Fun Facts!

Though the Misfortune Annie books are works of fiction, we thought you might enjoy learning about a few of the fun facts mentioned in Misfortune Annie and the Locomotive Reaper.

Annie Oakley:

In an era of the Old West where men dominated the use of a firearm, this frontier woman, at the age of only 15, not only made a living by hunting and selling the food to restaurants to pay off her mother’s farm, but also won sharp-shooting competitions against men twice as old as she was! Although Misfortune Annie is a fictitious character, she was given the true life marksmanship skills of Annie Oakley. Oakley could rest a rifle pointed backwards on her shoulder and use a mirror to see and hit a target behind her with 100% accuracy. Because of her incredible abilities with a weapon, she became famous through Buffalo Bill’s Wild West Show.

Colt .45:

Introduced in 1873, this single action revolver was known as The Peacemaker or six shooter. It became the de rigueur sidearm for Hollywood cowboys, from Tom Mix to John Wayne.

Dynamite:

Seeking a safer method to blast rock, Swedish engineer Alfred Nobel invented dynamite, the first manageable explosive stronger than black powder. Originally called “Nobel’s Blasting Powder”, Nobel changed the name to dynamite, which he based on an ancient Greek word meaning “power”. He filed the patent in 1867.
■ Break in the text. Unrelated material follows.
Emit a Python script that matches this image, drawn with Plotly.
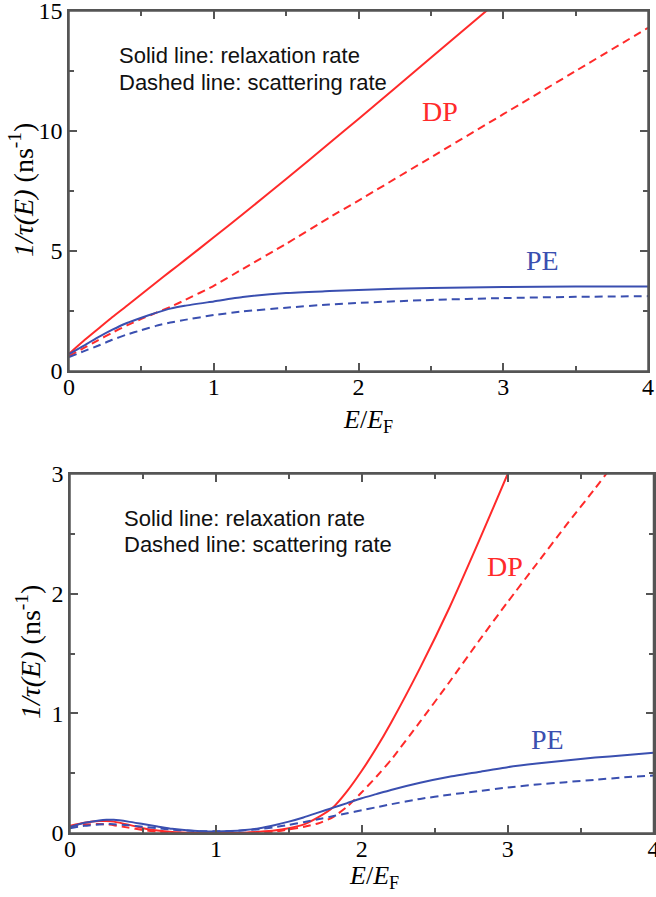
import plotly.graph_objects as go

# ---------------- data: top panel ----------------
E_top = [0, 0.1, 0.2, 0.3, 0.4, 0.5, 0.6, 0.7, 0.8, 1.0, 1.2, 1.5, 1.8, 2.0, 2.5, 3.0, 3.5, 4.0]
dp_relax_top = [0.72, 1.25, 1.75, 2.25, 2.72, 3.2, 3.68, 4.15, 4.62, 5.57, 6.53, 8.0, 9.5, 10.5, 13.05, 15.6, None, None]
dp_scatt_top = [0.62, 0.95, 1.28, 1.6, 1.9, 2.17, 2.42, 2.67, 2.95, 3.55, 4.25, 5.3, 6.4, 7.1, 8.9, 10.7, 12.5, 14.3]
pe_relax_top = [0.7, 1.05, 1.4, 1.72, 2.0, 2.22, 2.42, 2.6, 2.72, 2.9, 3.08, 3.25, 3.33, 3.38, 3.46, 3.5, 3.52, 3.52]
pe_scatt_top = [0.58, 0.82, 1.05, 1.3, 1.52, 1.7, 1.88, 2.02, 2.13, 2.33, 2.48, 2.64, 2.77, 2.84, 2.96, 3.04, 3.09, 3.12]

# ---------------- data: bottom panel ----------------
E_bot = [0, 0.1, 0.2, 0.25, 0.3, 0.4, 0.5, 0.6, 0.7, 0.8, 0.9, 1.0, 1.1, 1.2, 1.3, 1.4, 1.5, 1.6,
         1.7, 1.8, 1.9, 2.0, 2.1, 2.2, 2.4, 2.6, 2.8, 3.0, 3.2, 3.4, 3.6, 3.8, 4.0]
dp_relax_bot = [0.06, 0.085, 0.1, 0.1, 0.095, 0.07, 0.04, 0.02, 0.008, 0.003, 0.001, 0.0, 0.001, 0.003,
                0.01, 0.02, 0.04, 0.07, 0.13, 0.21, 0.35, 0.52, 0.71, 0.92, 1.38, 1.88, 2.43, 3.0, 3.58,
                None, None, None, None]
dp_scatt_bot = [0.055, 0.07, 0.075, 0.072, 0.065, 0.045, 0.025, 0.01, 0.003, 0.0, 0.0, 0.0, 0.0, 0.0,
                0.003, 0.01, 0.03, 0.05, 0.08, 0.13, 0.22, 0.34, 0.47, 0.61, 0.93, 1.26, 1.6, 1.93, 2.25,
                2.57, 2.88, 3.2, None]
pe_relax_bot = [0.05, 0.085, 0.105, 0.11, 0.11, 0.095, 0.075, 0.055, 0.035, 0.022, 0.015, 0.013, 0.016,
                0.025, 0.04, 0.065, 0.095, 0.13, 0.17, 0.21, 0.25, 0.29, 0.325, 0.36, 0.42, 0.47, 0.51,
                0.55, 0.58, 0.605, 0.63, 0.65, 0.67]
pe_scatt_bot = [0.04, 0.06, 0.072, 0.075, 0.073, 0.065, 0.052, 0.04, 0.028, 0.02, 0.015, 0.014, 0.016,
                0.022, 0.032, 0.048, 0.068, 0.09, 0.115, 0.14, 0.165, 0.19, 0.215, 0.24, 0.285, 0.32, 0.35,
                0.38, 0.405, 0.425, 0.445, 0.465, 0.48]

x_ticks = [0, 1, 2, 3, 4]
y_ticks_top = [0, 5, 10, 15]
y_ticks_bot = [0, 1, 2, 3]

RED = "#ff2a2a"
BLUE = "#3a4fb0"
W, H = 656, 897


def px(x):
    return x / W


def py(y):
    return 1 - y / H


fig = go.Figure()


def add(x, y, color, dash, xa, ya):
    fig.add_trace(go.Scatter(x=x, y=y, mode="lines", xaxis=xa, yaxis=ya, showlegend=False,
                             line=dict(color=color, width=2, dash=dash, shape="spline", smoothing=0.5),
                             connectgaps=False))


DASH = "8px,5px"
add(E_top, dp_relax_top, RED, "solid", "x", "y")
add(E_top, dp_scatt_top, RED, DASH, "x", "y")
add(E_top, pe_relax_top, BLUE, "solid", "x", "y")
add(E_top, pe_scatt_top, BLUE, DASH, "x", "y")

add(E_bot, dp_relax_bot, RED, "solid", "x2", "y2")
add(E_bot, dp_scatt_bot, RED, DASH, "x2", "y2")
add(E_bot, pe_relax_bot, BLUE, "solid", "x2", "y2")
add(E_bot, pe_scatt_bot, BLUE, DASH, "x2", "y2")

AX = "#555555"
tickfont = dict(family="Liberation Serif", size=24, color="black")


def axis(rng, ticks, minor_dtick, domain, anchor, standoff):
    return dict(range=rng, tickvals=ticks, domain=domain, anchor=anchor, automargin=False,
                showline=True, linecolor=AX, linewidth=1.5, mirror="ticks",
                ticks="inside", ticklen=8, tickwidth=1.5, tickcolor=AX,
                showgrid=False, zeroline=False, tickfont=tickfont,
                ticklabeloverflow="allow", ticklabelstandoff=standoff,
                minor=dict(ticks="inside", ticklen=5, tickwidth=1.5, tickcolor=AX,
                           dtick=minor_dtick, tick0=0, showgrid=False))


layout = dict(
    template="none",
    width=W, height=H, margin=dict(l=0, r=0, t=0, b=0, pad=0),
    paper_bgcolor="white", plot_bgcolor="white",
    xaxis=axis([0, 4], x_ticks, 0.5, [px(69), px(648)], "y", -7),
    yaxis=axis([0, 15], y_ticks_top, 2.5, [py(371), py(11)], "x", 0),
    xaxis2=axis([0, 4], x_ticks, 0.5, [px(70), px(653.5)], "y2", -7),
    yaxis2=axis([0, 3], y_ticks_bot, 0.5, [py(833), py(474)], "x2", 0),
)
fig.update_layout(**layout)

# plot frames drawn on each panel's domain
for xr, yr in [("x domain", "y domain"), ("x2 domain", "y2 domain")]:
    fig.add_shape(type="rect", xref=xr, yref=yr, x0=0, x1=1, y0=0, y1=1,
                  line=dict(color=AX, width=1.5), fillcolor="rgba(0,0,0,0)", layer="above")

serif = "Liberation Serif"
sans = "Liberation Sans"
ann = []
ytitle = "<i>1/τ(E)</i> (ns<sup>-1</sup>)"
xtitle = "<i>E</i>/<i>E</i><sub>F</sub>"
tfont = dict(family=serif, size=28, color="black")
xfont = dict(family=serif, size=26, color="black")
ann.append(dict(x=px(22), y=py(190), xref="paper", yref="paper", text=ytitle, textangle=-90,
                xanchor="center", yanchor="middle", showarrow=False, font=tfont))
ann.append(dict(x=px(28), y=py(652), xref="paper", yref="paper", text=ytitle, textangle=-90,
                xanchor="center", yanchor="middle", showarrow=False, font=tfont))
ann.append(dict(x=px(368), y=py(421), xref="paper", yref="paper", text=xtitle,
                xanchor="center", yanchor="middle", showarrow=False, font=xfont))
ann.append(dict(x=px(374), y=py(877), xref="paper", yref="paper", text=xtitle,
                xanchor="center", yanchor="middle", showarrow=False, font=xfont))
for (lx, y1, y2) in [(117, 55, 82), (122, 518, 544)]:
    ann.append(dict(x=px(lx), y=py(y1), xref="paper", yref="paper", xanchor="left", yanchor="middle",
                    text="Solid line: relaxation rate", showarrow=False,
                    font=dict(family=sans, size=22, color="#111111")))
    ann.append(dict(x=px(lx), y=py(y2), xref="paper", yref="paper", xanchor="left", yanchor="middle",
                    text="Dashed line: scattering rate", showarrow=False,
                    font=dict(family=sans, size=22, color="#111111")))
lfont_r = dict(family=serif, size=28, color=RED)
lfont_b = dict(family=serif, size=28, color=BLUE)
ann.append(dict(x=2.56, y=10.8, xref="x", yref="y", text="DP", showarrow=False, font=lfont_r))
ann.append(dict(x=3.27, y=4.62, xref="x", yref="y", text="PE", showarrow=False, font=lfont_b))
ann.append(dict(x=2.98, y=2.23, xref="x2", yref="y2", text="DP", showarrow=False, font=lfont_r))
ann.append(dict(x=3.27, y=0.78, xref="x2", yref="y2", text="PE", showarrow=False, font=lfont_b))
fig.update_layout(annotations=ann)

fig.write_html("out.html", config={"displayModeBar": False},
               post_script="document.body.style.margin='0px';document.body.style.overflow='hidden';")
Dynamite combines nitroglycerin, a very strong explosive, with absorbents such as diatomaceous earth, and stabilizers such as sodium carbonate, making it safer to use. Dynamite originally used absorbents such as sawdust, which proved less stable.
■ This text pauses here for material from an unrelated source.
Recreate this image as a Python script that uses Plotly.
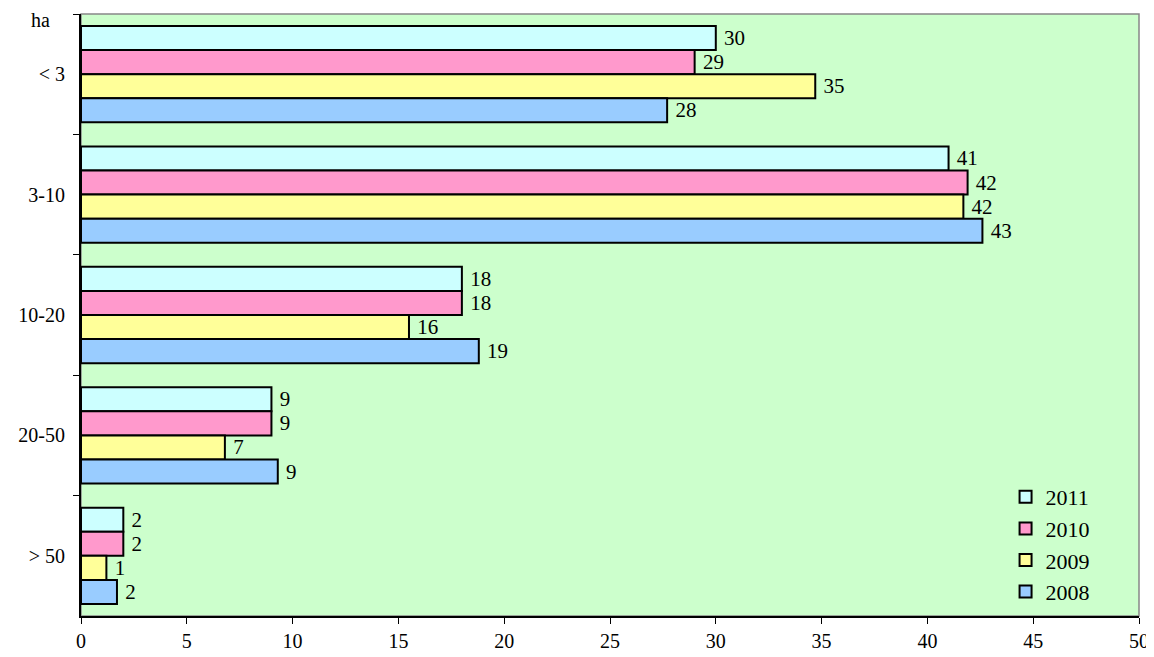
import plotly.graph_objects as go

categories = ["< 3", "3-10", "10-20", "20-50", "> 50"]
years = ["2011", "2010", "2009", "2008"]
values_2011 = [30.0, 41.0, 18.0, 9.0, 2.0]
values_2010 = [29.0, 41.9, 18.0, 9.0, 2.0]
values_2009 = [34.7, 41.7, 15.5, 6.8, 1.2]
values_2008 = [27.7, 42.6, 18.8, 9.3, 1.7]
series = [values_2011, values_2010, values_2009, values_2008]
colors = ["#CCFFFF", "#FF99CC", "#FFFF99", "#99CCFF"]
x_ticks = [0, 5, 10, 15, 20, 25, 30, 35, 40, 45, 50]

FONT = "Liberation Serif"

fig = go.Figure()
for name, vals, col in zip(years, series, colors):
    fig.add_trace(go.Bar(
        y=categories, x=vals, name=name, orientation="h",
        marker=dict(color=col, line=dict(color="black", width=2)),
        texttemplate=" %{x:.0f}", textposition="outside",
        textfont=dict(family=FONT, size=21, color="black"),
        cliponaxis=False,
    ))

# page body has an 8px default margin; compensate so the plot area lands
# at the reference position
fig.update_layout(
    width=1146, height=649,
    margin=dict(l=73, r=15, t=6, b=41, autoexpand=False),
    paper_bgcolor="white", plot_bgcolor="#CCFFCC",
    barmode="group", bargap=0.2, bargroupgap=0,
    font=dict(family=FONT, size=20, color="black"),
    showlegend=True,
    legend=dict(x=0.958, y=0.005, xanchor="right", yanchor="bottom",
                bgcolor="rgba(0,0,0,0)", font=dict(family=FONT, size=22),
                traceorder="normal", itemwidth=30, tracegroupgap=0),
    xaxis=dict(range=[0, 50], tickvals=x_ticks, showgrid=False, zeroline=False,
               showline=True, linecolor="black", linewidth=2, automargin=False,
               ticks="outside", ticklen=6, tickcolor="black", tickwidth=1,
               tickfont=dict(family=FONT, size=20)),
    yaxis=dict(type="category", categoryorder="array", categoryarray=categories,
               autorange="reversed", showgrid=False, zeroline=False,
               showline=True, linecolor="black", linewidth=2, automargin=False,
               ticks="outside", ticklen=6, tickcolor="black", tickwidth=1,
               tickson="boundaries",
               tickfont=dict(family=FONT, size=20), ticksuffix="  "),
    shapes=[dict(type="rect", xref="paper", yref="paper", x0=0, x1=1, y0=0, y1=1,
                 line=dict(color="#888888", width=1.5), layer="below")],
    annotations=[dict(text="ha", xref="paper", yref="paper", x=-0.038, y=0.99,
                      xanchor="center", yanchor="middle", showarrow=False,
                      font=dict(family=FONT, size=20))],
)

fig.write_html("out.html")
Usually sold in the form of cylinders or sticks about 8 inches long and 1.25 inches in diameter, old sticks of dynamite will weep nitroglycerin, which is extremely dangerous as a physical impact can cause nitroglycerin to explode.
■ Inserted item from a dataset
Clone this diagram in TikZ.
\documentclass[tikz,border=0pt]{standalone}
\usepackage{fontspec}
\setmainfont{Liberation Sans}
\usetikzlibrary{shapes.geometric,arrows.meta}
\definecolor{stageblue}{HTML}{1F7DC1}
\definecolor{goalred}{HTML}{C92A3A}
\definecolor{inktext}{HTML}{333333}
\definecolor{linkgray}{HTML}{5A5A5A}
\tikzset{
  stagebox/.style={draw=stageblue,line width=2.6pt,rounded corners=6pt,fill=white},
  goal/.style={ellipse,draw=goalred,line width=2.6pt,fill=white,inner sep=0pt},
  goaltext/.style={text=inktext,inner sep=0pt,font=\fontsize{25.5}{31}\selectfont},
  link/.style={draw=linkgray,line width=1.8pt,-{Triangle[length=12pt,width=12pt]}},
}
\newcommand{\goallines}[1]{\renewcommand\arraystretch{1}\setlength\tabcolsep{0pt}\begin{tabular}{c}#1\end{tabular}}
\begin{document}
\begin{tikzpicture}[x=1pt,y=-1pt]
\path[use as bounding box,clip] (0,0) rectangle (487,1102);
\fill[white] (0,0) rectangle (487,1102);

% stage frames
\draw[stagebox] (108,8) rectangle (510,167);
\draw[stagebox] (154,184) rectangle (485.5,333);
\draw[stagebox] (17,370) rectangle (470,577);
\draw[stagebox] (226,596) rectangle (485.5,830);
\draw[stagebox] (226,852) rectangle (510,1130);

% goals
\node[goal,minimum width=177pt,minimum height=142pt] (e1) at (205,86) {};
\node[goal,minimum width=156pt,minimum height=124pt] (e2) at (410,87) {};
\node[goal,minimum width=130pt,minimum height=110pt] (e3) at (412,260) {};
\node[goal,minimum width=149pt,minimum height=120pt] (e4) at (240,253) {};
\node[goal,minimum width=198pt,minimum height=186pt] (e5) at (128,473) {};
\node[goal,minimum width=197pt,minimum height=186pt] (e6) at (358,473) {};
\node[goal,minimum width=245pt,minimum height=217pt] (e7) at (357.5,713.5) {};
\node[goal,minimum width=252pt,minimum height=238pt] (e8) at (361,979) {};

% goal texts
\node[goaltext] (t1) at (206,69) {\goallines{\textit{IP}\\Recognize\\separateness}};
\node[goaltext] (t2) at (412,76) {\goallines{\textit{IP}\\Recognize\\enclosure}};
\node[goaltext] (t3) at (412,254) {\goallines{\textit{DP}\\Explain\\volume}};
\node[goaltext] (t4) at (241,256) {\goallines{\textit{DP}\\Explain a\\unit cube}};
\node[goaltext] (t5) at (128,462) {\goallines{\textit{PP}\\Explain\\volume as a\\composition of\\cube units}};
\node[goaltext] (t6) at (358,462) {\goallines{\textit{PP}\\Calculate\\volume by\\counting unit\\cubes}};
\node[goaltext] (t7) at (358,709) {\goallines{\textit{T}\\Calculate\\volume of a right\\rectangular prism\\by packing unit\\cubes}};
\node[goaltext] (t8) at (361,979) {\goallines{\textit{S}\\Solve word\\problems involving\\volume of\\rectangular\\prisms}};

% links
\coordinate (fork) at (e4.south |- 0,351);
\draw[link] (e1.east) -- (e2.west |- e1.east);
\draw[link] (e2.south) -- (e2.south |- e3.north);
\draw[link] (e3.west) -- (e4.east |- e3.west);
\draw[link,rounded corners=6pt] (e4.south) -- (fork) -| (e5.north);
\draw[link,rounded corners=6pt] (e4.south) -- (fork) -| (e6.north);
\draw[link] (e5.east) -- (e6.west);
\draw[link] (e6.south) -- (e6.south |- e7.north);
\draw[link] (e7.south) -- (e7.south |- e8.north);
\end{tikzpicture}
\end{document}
While the two words are sometimes used interchangeably, TNT (Trinitrotoluene) is not the same as dynamite. Used primarily in military, industrial, and mining applications, TNT is less sensitive to physical impacts, which reduces the risk of accidental detonation. Today, dynamite is used primarily in the mining, demolition, and construction industries.

Waist overalls made by Levi Strauss

When first created by German-born businessman Levi Strauss and Latvian-born tailor Jacob Davis, blue jeans were actually called “waist overalls.” The duo received a patent for them on May 20, 1873, with a product that had one back pocket, a watch pocket, a cinch, and brace buttons.